Я видел, как живет Италия | страница 54
Марке
Толентино в Марке был когда-то тихим городком с пятью тысячами жителей и вдвое большим количеством крестьян в окрестностях. В «городе» жили только синьоры — потомственные и новоявленные. Чтобы стать синьором, достаточно было купить ферму и поселить на ней испольщика. Новоиспеченные signori получали такой доход, которого как раз хватало, чтобы не умереть с голоду. Но зато они не работали; у них и без того было полно забот, потому что надо было постоянно поддерживать престиж. Их дети были уже signorini (барчуки). Внуки же в соответствии с законами итальянского словообразования станут называться signoroni.
Как раз в эти места в 1942–1943 годах меня и Лиллу перевели на «свободное поселение». Жить в таком городке пусть даже под надзором — это ли не удача. Раз в день мы являлись отмечаться в полицию. Все остальное время мы были свободны, но должны были соблюдать два условия: не выходить за границы общины и не осквернять чистую итальянскую расу общением с нею. Правительство определило нам восемь лир в день на человека. Что касается остального, нам предоставлялось arrangiare[61]. Мы стали давать уроки. У меня были ученики в возрасте от пяти до двадцати двух лет. Самым трудным оказался маленький Джулио, которого неизвестно зачем учили английскому языку. Бедному ребенку это совсем не нравилось. Они с матерью жили в гостинице, так что утаиться было невозможно, тем более что, едва я входил в вестибюль, треклятый мальчишка начинал кататься по полу и вопить:
— Нет! Не хочу английских уроков. Мне надоел учитель английского языка!
Хоть вешайся! Кончилось тем, что подеста узнал об этом и вызвал меня к себе. Произошло весьма неприятное объяснение. На случай если недоразумение повторится, мне обещали ссылку на Липарские острова.
Среди моих учеников была группа молодых людей. Они приходили ко мне только с наступлением темноты, одетые в целях конспирации в темные плащи, и вели рискованную игру в заговор против государства.

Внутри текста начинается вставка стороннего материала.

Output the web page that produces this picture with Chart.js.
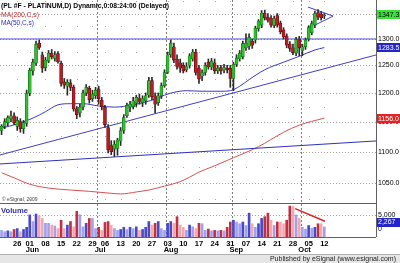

Самый старший из них, которому было шестнадцать, был уверен, что он восстановил свою девственность, потому что соблюдал целомудрие целых восемнадцать месяцев. Невежественность, в которой держали этих молодых людей фашистские школьные учебники, была просто преступной.
— А что такое коммунизм, профессор? Что такое социализм?
Весной 1943 года, когда оппозиция режиму стала явной, ораторы фашистской партии начали предпринимать агитационные поездки, похожие на карательные экспедиции. И я очень боялся, что в последний момент, накануне избавления от всех бед, какой-нибудь глупый случай в самом деле отправит меня на острова и отодвинет момент освобождения. Но положение обязывает: не желая, чтобы мое малодушие дискредитировало идеи, которые я проповедовал, я решил пойти на площадь и выслушать напыщенную речь особоуполномоченного в черном мундире. Получилось так, что я заранее предугадал большую часть пустых и звонких фраз, из которых состояла речь оратора (это было совсем нетрудно — речь была набором штампованных оборотов, доступных любому). Мои молодые люди были поражены моей проницательностью и принялись разыскивать меня в толпе. Их подмигивания грозили окончательно меня скомпрометировать. Вскоре эти безрассудные парни окружили меня с решительным видом почетной охраны. Мне стало совсем нехорошо, особенно после того, как один из них показал из-под полы плаща штык, вероятно украденный у отца. Я хотел убраться подобру-поздорову, но не тут-то было. Мои ученики сгрудились вокруг и безо всякого стеснения насмехались над оратором среди общих рукоплесканий.